# Goal
Check each line of the material. Copy those containing "this".

# Provided material
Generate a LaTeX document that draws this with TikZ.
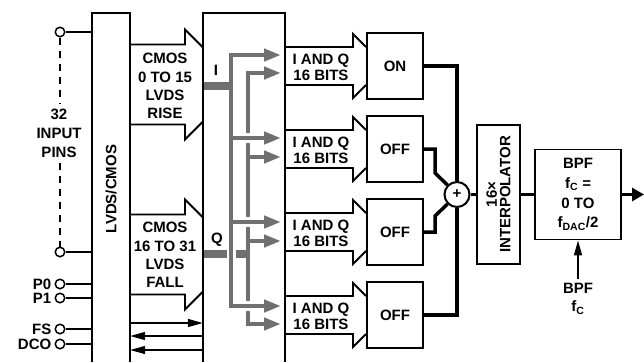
* * *
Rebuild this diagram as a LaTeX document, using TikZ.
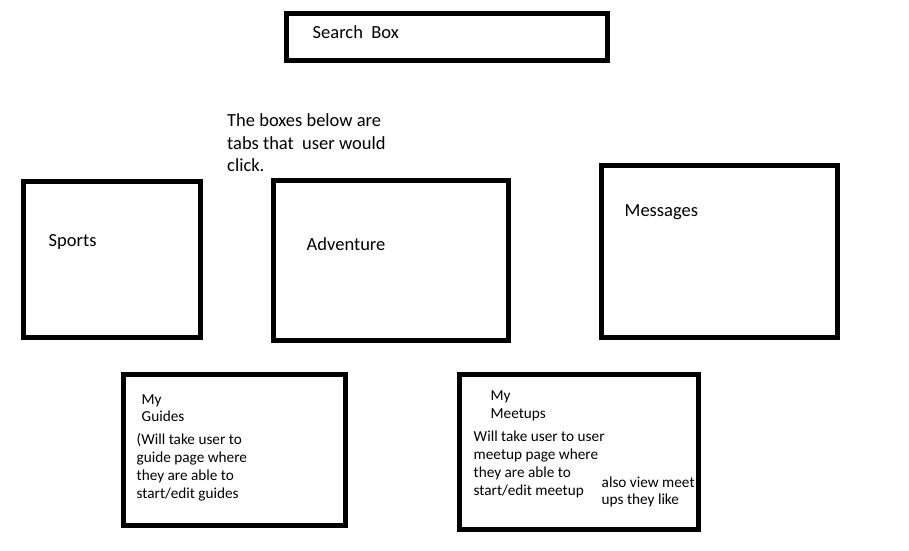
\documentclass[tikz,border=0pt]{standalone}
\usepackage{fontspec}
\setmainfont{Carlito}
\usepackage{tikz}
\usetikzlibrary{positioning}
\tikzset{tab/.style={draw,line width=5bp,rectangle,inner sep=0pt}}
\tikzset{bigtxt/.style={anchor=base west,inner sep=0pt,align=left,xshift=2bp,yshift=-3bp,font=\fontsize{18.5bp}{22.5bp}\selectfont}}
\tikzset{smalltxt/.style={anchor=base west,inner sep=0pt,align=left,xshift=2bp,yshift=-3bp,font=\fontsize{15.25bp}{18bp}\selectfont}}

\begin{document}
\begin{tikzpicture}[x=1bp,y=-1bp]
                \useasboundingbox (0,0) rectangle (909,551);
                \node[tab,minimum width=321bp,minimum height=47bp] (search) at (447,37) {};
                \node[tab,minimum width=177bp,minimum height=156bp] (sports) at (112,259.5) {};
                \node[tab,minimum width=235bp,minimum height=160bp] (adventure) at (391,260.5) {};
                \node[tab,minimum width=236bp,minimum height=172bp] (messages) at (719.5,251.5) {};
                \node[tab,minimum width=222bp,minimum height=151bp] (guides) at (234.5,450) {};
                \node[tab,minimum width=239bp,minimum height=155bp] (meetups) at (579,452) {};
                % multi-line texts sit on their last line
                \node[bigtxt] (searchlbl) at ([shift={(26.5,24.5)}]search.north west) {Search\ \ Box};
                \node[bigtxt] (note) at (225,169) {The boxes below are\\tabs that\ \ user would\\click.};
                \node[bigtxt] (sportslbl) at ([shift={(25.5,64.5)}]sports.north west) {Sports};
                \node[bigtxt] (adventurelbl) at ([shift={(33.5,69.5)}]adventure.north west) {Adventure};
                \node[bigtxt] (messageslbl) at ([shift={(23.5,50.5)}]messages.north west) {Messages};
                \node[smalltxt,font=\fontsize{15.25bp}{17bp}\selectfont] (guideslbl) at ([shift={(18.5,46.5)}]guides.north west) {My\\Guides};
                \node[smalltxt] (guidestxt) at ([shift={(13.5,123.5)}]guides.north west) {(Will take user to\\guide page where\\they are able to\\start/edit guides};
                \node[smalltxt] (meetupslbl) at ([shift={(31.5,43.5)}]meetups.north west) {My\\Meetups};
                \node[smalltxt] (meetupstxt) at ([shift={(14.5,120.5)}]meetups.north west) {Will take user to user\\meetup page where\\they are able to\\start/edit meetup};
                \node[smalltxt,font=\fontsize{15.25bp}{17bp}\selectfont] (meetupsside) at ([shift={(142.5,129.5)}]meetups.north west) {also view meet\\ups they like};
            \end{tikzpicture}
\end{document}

# Result of the exercise
Generate a LaTeX document that draws this with TikZ.
Rebuild this diagram as a LaTeX document, using TikZ.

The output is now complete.